▸ Task description: Using the listing beneath this task, count the lines with the word "draw" and write only the result.

▸ Dataset:
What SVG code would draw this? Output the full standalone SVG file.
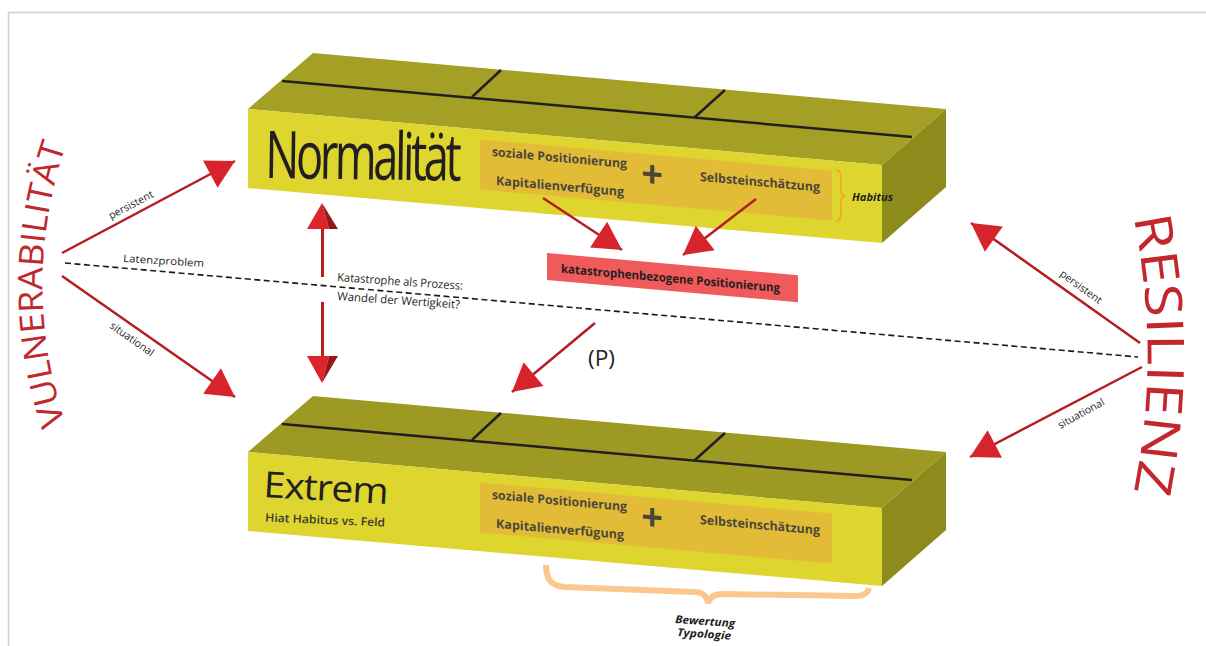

* * *

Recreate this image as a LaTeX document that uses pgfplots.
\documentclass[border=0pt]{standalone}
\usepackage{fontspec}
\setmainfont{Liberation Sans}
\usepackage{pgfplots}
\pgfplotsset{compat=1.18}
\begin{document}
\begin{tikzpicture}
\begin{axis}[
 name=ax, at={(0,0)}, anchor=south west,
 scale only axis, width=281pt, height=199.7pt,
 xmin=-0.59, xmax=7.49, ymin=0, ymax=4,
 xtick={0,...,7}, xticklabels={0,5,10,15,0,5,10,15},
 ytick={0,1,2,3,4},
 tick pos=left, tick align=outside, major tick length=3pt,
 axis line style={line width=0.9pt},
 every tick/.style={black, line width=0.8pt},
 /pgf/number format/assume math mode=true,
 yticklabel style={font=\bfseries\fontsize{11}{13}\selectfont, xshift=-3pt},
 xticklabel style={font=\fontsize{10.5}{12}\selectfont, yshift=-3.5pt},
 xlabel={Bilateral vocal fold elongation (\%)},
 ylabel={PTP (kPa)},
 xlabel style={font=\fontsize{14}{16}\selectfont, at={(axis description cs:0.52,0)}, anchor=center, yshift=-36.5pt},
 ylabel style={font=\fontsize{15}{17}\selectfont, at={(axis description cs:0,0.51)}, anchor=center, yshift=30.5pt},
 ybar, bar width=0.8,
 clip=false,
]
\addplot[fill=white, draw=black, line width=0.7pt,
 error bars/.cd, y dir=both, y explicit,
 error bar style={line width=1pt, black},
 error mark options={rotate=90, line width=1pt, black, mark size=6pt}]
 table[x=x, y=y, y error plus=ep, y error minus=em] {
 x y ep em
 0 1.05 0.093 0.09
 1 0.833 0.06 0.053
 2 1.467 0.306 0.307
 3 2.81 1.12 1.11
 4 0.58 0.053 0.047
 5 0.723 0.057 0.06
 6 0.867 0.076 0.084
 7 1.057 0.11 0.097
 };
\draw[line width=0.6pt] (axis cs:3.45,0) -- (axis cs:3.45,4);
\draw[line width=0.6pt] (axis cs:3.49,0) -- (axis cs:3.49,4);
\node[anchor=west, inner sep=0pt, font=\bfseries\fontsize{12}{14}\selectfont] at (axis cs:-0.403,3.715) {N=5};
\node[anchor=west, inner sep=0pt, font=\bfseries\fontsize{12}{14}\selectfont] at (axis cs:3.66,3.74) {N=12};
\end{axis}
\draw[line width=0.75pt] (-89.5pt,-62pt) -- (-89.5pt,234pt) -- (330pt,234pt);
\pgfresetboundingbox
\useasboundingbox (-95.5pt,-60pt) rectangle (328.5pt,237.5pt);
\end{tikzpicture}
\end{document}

▸ Exercise result: 5